> Directions for this task:
In the records below, reproduce exactly the lines from the one containing "Emit a Python" through the one containing "(bx + brx * c1, by", both included, and omit the pictures.

> Entries:

>>

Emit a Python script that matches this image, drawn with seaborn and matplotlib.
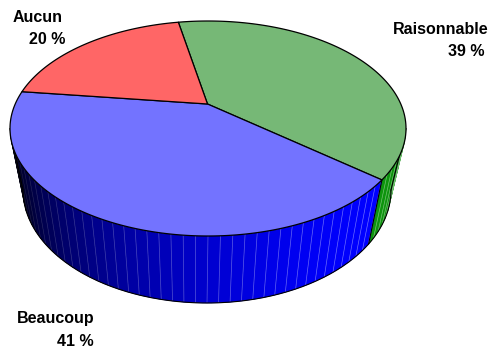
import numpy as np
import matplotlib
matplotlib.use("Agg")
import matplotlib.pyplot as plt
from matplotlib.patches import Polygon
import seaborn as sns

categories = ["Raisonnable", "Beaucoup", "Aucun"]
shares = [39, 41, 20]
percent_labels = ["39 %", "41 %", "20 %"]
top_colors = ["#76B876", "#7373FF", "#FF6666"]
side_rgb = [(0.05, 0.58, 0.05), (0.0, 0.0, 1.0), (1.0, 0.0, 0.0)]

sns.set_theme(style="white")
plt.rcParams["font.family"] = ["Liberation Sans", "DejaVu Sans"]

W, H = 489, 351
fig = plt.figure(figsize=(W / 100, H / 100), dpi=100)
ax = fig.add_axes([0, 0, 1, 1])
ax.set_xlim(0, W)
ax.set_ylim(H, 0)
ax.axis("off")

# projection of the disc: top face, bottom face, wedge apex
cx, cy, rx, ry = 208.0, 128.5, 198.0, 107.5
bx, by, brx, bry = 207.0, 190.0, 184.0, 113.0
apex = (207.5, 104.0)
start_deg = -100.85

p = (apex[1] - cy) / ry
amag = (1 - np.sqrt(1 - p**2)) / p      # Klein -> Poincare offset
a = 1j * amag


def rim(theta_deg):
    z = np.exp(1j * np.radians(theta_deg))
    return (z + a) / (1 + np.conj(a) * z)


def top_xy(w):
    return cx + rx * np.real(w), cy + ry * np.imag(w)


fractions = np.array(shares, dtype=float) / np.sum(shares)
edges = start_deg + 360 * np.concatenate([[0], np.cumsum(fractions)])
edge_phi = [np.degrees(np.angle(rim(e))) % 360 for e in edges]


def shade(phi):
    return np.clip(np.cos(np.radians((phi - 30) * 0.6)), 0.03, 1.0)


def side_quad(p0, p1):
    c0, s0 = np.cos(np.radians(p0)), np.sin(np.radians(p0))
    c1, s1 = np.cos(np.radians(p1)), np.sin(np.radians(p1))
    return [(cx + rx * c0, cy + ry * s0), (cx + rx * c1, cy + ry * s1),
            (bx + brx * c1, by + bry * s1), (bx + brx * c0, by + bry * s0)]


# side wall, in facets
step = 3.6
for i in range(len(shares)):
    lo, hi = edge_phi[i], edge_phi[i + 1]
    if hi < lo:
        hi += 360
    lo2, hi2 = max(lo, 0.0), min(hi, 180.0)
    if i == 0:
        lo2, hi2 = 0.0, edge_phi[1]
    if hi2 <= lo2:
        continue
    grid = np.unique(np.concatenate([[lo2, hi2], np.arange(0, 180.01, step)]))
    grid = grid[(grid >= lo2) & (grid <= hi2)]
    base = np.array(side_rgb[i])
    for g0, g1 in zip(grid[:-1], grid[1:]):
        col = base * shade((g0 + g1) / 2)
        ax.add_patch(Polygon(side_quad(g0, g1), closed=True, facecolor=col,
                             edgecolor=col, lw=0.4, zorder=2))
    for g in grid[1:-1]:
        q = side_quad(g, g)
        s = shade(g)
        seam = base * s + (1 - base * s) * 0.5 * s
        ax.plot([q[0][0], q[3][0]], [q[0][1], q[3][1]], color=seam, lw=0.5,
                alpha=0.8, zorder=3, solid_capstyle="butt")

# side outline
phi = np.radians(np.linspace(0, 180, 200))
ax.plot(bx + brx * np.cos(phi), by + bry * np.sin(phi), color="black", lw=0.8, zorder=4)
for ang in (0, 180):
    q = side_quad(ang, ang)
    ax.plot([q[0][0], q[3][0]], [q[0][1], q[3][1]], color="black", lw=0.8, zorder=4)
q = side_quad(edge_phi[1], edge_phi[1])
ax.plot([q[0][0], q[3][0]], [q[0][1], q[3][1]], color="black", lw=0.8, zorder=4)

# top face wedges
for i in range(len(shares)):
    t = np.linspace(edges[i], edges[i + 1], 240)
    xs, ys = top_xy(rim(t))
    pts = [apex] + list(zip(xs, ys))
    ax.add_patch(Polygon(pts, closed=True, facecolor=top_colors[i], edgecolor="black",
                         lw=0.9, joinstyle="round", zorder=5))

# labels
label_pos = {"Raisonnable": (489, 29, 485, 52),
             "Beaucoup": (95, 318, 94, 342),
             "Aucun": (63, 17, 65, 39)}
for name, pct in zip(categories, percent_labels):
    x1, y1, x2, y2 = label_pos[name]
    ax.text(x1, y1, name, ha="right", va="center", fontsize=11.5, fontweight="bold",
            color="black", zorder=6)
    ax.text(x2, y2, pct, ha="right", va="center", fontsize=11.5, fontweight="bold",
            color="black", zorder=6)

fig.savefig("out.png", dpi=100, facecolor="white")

<<
>>

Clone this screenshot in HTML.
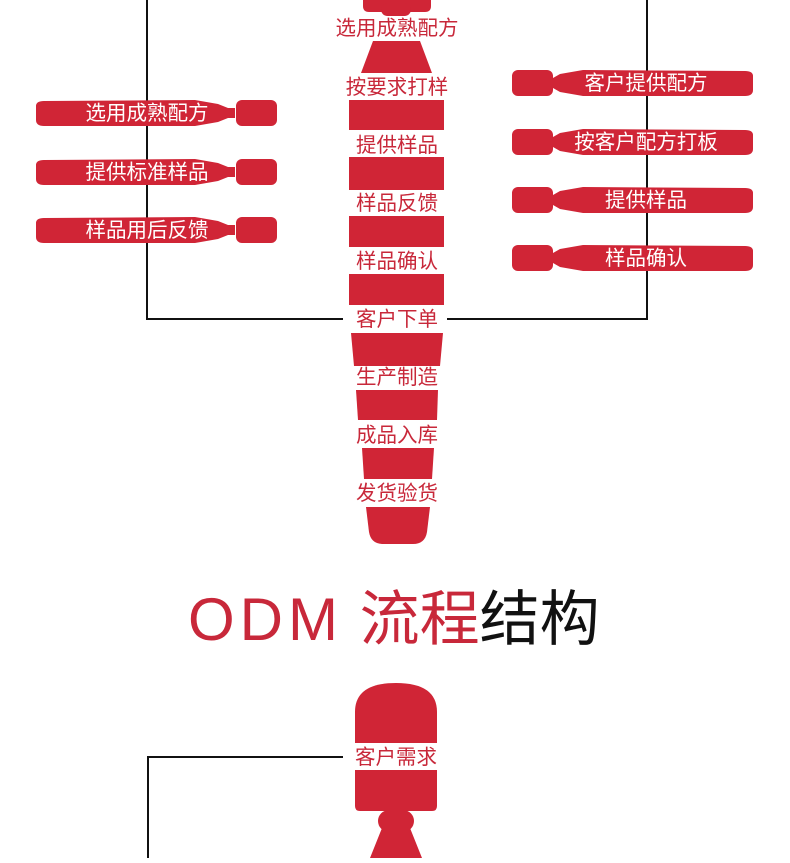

<<
>>

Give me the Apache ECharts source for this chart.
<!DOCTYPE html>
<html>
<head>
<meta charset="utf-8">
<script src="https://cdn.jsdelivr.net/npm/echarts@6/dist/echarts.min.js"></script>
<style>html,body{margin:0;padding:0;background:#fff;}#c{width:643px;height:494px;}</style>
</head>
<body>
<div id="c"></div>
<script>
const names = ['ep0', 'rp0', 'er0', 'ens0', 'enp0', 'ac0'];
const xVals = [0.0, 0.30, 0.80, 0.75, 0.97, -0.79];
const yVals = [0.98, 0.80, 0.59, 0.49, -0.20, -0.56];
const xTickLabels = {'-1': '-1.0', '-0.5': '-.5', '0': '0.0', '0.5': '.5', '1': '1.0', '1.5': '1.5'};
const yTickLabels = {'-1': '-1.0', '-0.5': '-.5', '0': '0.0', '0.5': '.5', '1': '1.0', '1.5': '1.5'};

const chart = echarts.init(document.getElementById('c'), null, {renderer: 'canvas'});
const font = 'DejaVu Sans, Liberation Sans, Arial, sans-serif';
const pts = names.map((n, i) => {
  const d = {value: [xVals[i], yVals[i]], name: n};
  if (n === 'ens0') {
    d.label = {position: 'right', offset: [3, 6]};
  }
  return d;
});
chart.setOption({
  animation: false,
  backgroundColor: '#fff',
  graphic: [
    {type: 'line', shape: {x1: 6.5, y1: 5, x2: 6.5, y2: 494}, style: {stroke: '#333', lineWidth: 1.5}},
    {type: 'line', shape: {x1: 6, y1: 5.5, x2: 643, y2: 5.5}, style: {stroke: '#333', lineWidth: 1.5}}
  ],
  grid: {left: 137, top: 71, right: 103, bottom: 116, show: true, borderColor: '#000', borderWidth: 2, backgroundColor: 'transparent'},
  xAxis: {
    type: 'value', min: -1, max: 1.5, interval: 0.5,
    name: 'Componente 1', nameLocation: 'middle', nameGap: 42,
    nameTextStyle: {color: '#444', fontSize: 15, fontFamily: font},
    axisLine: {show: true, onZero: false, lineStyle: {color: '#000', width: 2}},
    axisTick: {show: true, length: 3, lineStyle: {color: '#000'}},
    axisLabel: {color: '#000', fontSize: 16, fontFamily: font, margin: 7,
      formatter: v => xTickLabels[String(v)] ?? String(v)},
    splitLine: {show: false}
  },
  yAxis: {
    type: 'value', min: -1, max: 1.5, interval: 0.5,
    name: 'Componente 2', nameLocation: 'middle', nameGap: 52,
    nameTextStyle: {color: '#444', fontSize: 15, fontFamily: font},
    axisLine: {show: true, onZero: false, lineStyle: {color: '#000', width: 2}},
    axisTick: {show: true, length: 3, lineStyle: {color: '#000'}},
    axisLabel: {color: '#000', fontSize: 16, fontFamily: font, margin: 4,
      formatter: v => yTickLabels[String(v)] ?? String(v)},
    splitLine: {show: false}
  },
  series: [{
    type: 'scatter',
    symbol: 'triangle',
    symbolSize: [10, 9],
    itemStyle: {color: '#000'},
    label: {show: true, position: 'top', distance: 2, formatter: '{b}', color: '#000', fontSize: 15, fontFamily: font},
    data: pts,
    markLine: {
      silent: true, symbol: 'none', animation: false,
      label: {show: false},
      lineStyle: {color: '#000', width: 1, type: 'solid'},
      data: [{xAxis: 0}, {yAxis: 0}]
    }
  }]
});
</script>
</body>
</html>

<<

> The output:
Emit a Python script that matches this image, drawn with seaborn and matplotlib.
import numpy as np
import matplotlib
matplotlib.use("Agg")
import matplotlib.pyplot as plt
from matplotlib.patches import Polygon
import seaborn as sns

categories = ["Raisonnable", "Beaucoup", "Aucun"]
shares = [39, 41, 20]
percent_labels = ["39 %", "41 %", "20 %"]
top_colors = ["#76B876", "#7373FF", "#FF6666"]
side_rgb = [(0.05, 0.58, 0.05), (0.0, 0.0, 1.0), (1.0, 0.0, 0.0)]

sns.set_theme(style="white")
plt.rcParams["font.family"] = ["Liberation Sans", "DejaVu Sans"]

W, H = 489, 351
fig = plt.figure(figsize=(W / 100, H / 100), dpi=100)
ax = fig.add_axes([0, 0, 1, 1])
ax.set_xlim(0, W)
ax.set_ylim(H, 0)
ax.axis("off")

# projection of the disc: top face, bottom face, wedge apex
cx, cy, rx, ry = 208.0, 128.5, 198.0, 107.5
bx, by, brx, bry = 207.0, 190.0, 184.0, 113.0
apex = (207.5, 104.0)
start_deg = -100.85

p = (apex[1] - cy) / ry
amag = (1 - np.sqrt(1 - p**2)) / p      # Klein -> Poincare offset
a = 1j * amag


def rim(theta_deg):
    z = np.exp(1j * np.radians(theta_deg))
    return (z + a) / (1 + np.conj(a) * z)


def top_xy(w):
    return cx + rx * np.real(w), cy + ry * np.imag(w)


fractions = np.array(shares, dtype=float) / np.sum(shares)
edges = start_deg + 360 * np.concatenate([[0], np.cumsum(fractions)])
edge_phi = [np.degrees(np.angle(rim(e))) % 360 for e in edges]


def shade(phi):
    return np.clip(np.cos(np.radians((phi - 30) * 0.6)), 0.03, 1.0)


def side_quad(p0, p1):
    c0, s0 = np.cos(np.radians(p0)), np.sin(np.radians(p0))
    c1, s1 = np.cos(np.radians(p1)), np.sin(np.radians(p1))
    return [(cx + rx * c0, cy + ry * s0), (cx + rx * c1, cy + ry * s1),
            (bx + brx * c1, by + bry * s1), (bx + brx * c0, by + bry * s0)]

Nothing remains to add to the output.